Written problem:
Scan the data. Collect each line that contains the word "matches".

Working data:
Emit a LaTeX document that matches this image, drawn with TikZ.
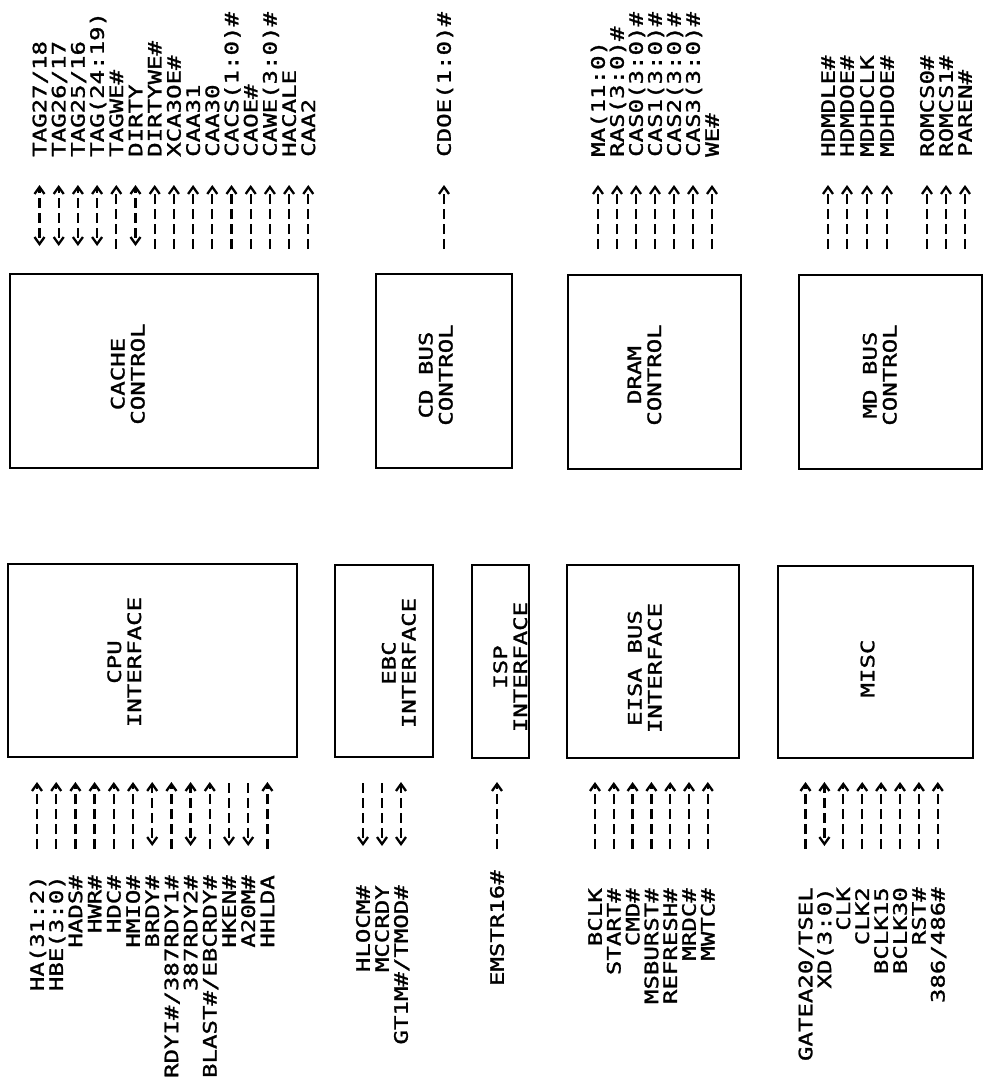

---

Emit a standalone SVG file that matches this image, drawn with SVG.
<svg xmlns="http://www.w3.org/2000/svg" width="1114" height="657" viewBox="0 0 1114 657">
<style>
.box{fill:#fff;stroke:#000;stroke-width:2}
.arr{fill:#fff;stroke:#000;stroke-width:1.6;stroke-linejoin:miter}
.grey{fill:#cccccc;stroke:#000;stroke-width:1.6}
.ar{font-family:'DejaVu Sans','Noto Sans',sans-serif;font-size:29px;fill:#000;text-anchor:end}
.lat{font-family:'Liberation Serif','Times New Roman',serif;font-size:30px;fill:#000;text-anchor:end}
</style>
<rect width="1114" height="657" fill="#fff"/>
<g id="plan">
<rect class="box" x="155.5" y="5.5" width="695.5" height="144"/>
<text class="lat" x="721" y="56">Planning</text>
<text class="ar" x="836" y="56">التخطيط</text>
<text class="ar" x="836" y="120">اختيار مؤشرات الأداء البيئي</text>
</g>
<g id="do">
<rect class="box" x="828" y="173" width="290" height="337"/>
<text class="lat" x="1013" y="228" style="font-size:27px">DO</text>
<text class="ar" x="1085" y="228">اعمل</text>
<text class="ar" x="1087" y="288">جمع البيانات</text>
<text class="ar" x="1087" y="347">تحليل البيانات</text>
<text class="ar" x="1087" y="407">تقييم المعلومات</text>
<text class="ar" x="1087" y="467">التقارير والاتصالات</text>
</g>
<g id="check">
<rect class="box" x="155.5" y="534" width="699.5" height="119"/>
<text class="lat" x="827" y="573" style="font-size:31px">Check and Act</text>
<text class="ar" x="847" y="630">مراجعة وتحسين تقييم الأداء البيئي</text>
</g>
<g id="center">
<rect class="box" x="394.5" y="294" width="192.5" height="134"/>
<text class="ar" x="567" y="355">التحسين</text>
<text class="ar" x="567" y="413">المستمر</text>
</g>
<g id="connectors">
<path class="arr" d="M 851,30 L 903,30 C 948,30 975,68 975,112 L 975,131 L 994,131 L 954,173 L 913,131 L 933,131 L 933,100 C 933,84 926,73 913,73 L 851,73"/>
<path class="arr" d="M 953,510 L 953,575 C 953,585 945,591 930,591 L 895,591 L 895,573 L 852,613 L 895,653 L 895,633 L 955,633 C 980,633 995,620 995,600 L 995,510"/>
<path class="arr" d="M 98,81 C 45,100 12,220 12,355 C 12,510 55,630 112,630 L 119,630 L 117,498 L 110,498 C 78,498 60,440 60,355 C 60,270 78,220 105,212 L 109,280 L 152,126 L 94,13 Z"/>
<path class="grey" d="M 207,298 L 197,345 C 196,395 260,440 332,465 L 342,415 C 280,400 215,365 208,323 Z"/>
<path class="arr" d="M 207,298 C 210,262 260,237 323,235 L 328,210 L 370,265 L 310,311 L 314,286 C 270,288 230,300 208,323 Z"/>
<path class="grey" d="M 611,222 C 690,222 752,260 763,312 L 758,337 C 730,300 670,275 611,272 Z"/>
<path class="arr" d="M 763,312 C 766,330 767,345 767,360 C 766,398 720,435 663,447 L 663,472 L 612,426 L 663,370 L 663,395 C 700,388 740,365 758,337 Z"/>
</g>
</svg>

Result:
Emit a LaTeX document that matches this image, drawn with TikZ.
Emit a standalone SVG file that matches this image, drawn with SVG.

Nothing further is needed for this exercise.